Friday, June 03, 2011

For sale

Human lives in exchange for a convenient escape.

First there is a little rehabilitation to help the sales pitch:
Britain and the United States are pressing for United Nations sanctions against 18 former senior Taliban figures to be lifted later this month in the strongest indication yet that the western powers are looking for a negotiated peace with the Taliban.
After all,  
Qalamuddin, the former head of the religious police, said however the Taliban had "changed". 
Like this?
Taliban gunmen have killed the headteacher of a girls' school near the Afghan capital after he ignored warnings to stop teaching girls, government officials have said.
 As for the Afghan people? Well some have a more down-to-earth view:
The Taliban are not our brothers, they are our killers.

Wednesday, June 01, 2011

Cassandras

As more news seeps out about the crumbling of Gaddafi's army, it seems a good time to look back on some of the recent commentary on Libya from the usual suspects - a study in the pathology of pessimism, a peculiar trait of the Guardianista.

First up, here's Richard Norton-Taylor:
In Libya, there is no end in sight to a campaign which is not succeeding in its UN-sanctioned aim to protect civilians.
 Hang on a second. "Not succeeding"?  Have I missed something here? Did Gaddafi's tanks and mercenaries actually carry out their slaughter in Benghazi and then move on throughout the East or did the UN action end up preventing it? And even if the conflict is dragging on with its horrible human cost, doesn't stopping Gaddafi's advance and saving the East from his clutches, at the very least, amount to a success? Isn't it a little early to pronounce the whole affair a failure? The revolutionaries certainly do not agree.

And in the second example even Simon Jenkins admits as much. But being Simon Jenkins he is also always good for a bit of light relief.
Britain has done what it said it was going to do – it stopped Gaddafi visiting his wrath on Benghazi. It should then have left, returning only if he did. 
Did I read this right? The moment Gaddafi was forced back from Benghazi he should have been left to crush the revolution everywhere else, securing his power, reinforcing and re-equipping his army all the while? Is Jenkins really suggesting that British forces should have been withdrawn to let him get on with it as long as he didn't touch this one city? Extraordinary.

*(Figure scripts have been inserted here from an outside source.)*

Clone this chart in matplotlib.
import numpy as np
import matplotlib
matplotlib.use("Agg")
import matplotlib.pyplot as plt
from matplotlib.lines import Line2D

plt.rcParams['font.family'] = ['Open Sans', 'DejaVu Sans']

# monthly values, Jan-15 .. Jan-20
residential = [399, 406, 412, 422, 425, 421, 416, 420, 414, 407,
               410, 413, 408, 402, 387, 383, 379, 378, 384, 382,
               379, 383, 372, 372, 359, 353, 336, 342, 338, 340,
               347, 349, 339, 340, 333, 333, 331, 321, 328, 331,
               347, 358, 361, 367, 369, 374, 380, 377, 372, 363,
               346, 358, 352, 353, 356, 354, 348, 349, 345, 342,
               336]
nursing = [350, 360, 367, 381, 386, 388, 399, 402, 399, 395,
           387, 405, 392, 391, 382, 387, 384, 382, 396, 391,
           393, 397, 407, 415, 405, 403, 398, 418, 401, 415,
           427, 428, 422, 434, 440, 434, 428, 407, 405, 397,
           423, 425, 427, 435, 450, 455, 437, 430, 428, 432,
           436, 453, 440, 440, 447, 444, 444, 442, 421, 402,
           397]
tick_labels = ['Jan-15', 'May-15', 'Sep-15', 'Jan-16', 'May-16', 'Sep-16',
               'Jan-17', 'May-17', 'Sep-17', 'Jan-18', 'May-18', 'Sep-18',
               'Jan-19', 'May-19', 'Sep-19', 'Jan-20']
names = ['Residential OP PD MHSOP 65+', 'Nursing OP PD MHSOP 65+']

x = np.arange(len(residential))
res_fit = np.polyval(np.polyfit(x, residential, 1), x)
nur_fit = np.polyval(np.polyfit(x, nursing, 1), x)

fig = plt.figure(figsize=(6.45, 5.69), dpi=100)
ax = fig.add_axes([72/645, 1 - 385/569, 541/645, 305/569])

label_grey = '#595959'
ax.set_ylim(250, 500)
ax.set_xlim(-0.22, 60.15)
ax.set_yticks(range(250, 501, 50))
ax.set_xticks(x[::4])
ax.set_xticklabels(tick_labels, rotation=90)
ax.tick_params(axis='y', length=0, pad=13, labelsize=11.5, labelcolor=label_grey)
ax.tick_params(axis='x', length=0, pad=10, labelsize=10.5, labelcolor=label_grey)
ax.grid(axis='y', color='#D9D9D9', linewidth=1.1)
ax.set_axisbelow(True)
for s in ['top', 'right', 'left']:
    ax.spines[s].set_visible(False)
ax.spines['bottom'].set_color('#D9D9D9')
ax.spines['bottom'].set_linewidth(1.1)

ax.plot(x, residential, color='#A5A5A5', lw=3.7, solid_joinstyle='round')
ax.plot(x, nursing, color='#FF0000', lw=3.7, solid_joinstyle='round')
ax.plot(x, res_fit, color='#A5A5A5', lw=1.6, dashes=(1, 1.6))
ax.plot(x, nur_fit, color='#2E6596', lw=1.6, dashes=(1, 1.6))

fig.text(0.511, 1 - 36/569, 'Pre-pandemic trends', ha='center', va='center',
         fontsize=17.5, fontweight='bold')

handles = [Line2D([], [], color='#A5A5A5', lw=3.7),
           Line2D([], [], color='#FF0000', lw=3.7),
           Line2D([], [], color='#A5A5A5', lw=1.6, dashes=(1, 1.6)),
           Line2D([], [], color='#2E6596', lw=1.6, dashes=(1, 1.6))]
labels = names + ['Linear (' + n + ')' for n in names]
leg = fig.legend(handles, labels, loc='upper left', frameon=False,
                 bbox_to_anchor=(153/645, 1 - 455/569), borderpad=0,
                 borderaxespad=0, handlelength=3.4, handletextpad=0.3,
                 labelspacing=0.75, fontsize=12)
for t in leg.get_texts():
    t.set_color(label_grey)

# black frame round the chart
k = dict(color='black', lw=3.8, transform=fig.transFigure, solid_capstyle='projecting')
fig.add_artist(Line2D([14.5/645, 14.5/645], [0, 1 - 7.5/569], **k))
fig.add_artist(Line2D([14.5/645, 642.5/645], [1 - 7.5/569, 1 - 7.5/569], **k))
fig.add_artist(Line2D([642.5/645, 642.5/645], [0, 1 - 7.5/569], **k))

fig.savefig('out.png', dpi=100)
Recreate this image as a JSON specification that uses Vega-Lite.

Finally, we have the star turn, Jonathan Steele.
The best way to protect Libya's desperate civilians is for Nato to reverse its mistaken policy of taking sides.
Leaving aside the obvious point that not taking sides is not an act of neutrality but is de facto support for the the side with the best military hardware - in this case Gaddafi - has his moral compass gone completely awry?  Should we not choose sides between, on the one hand, a popular democratic revolution and, on the other, a kleptocratic, murderous, family tyranny whose leaders have been indicted for crimes against humanity? Are they moral equivalents to be treated as equals? It is absolutely clear that this is precisely the time to take sides. We should support the struggle for democratic change against the systematic violence of fascistic autocrats. Studious and oh so reasonable sounding neutralism is, in reality, the betrayal of the hopes of people risking everything for the sake of freedom.

The least we can give to the revolutionaries is our solidarity, the best is our help when it is requested, the worst is our disdain for their incredible courage in demanding to have what we so casually take for granted.